Okay, work with me, here, because I don’t speak French, and the translated description of this is a little wonky.
Murailles hosts many awesome French acts, a lot in the Chevreuil mathy instrumental vein (the label seemingly half-sprung from the now defunct Africantape label); credited on this experimental release you’ll see a couple of those names: Pneu; Marvin. And when you spin the record, you’ll hear fittingly wonked drum beats and guitar chirps that will match expectations. But when you get to the second song, you might start wondering: what the Hell is going on? because it starts exactly the same… and then becomes something different. Side B is a similar game: open with a drum rush and riffage, then find your own direction. Two of the versions of this offer vocals; one of them (song 3) is much more electronic than the others.
It’s a quality song, and once you expect what to expect, the variations are fascinatingly diverse and complex.
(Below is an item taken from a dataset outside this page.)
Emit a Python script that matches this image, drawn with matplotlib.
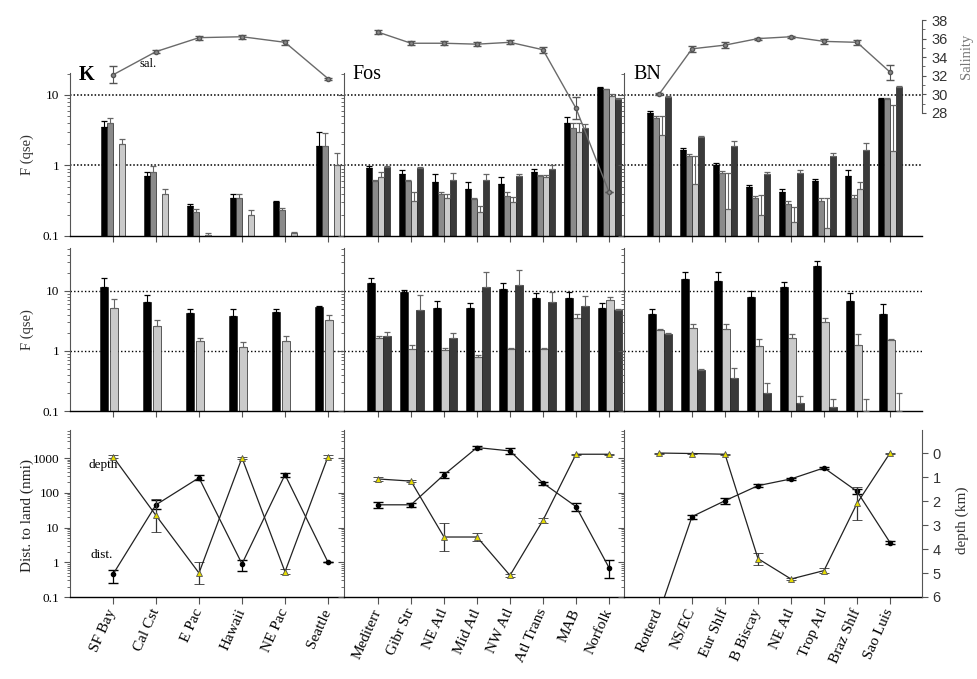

But what exactly is going on?
‘The Holiday Colony’ – the possibly translated title? – is, as I vaguely understand it, inspired by a Monty Python record on which two grooves were lain down on one side such that, depending on where the stylus dropped, you’d hear from one or the other, i.e. you didn’t know what you’d get until it started playing. The bands’ version of this was to mix and match members (I think), and mix and match on a base composition, resulting in a ‘random’ take on a central idea. There was apparently a live component of this as well, somehow giving audiences a similarly randomized performed version, but I can’t quite piece together how that worked. For the purposes of a physical product, we have a 100-page accompanying booklet, split somewhat into four sections – will suppose one for each band ‘configuration’ – with childlike drawings facing in different directions in each section, implying a changing perspective for each song / viewing.
Or something.
If it sounds stuffy, listen and observe, first. Maybe it’s that I’m lacking the language context, but this really comes across as spirited inspiration versus some meaning-laden tripe, and the songs are truly rocking and rewarding. So I emerge digging the concept, as well as appreciating Murailles’ packaging and production of this.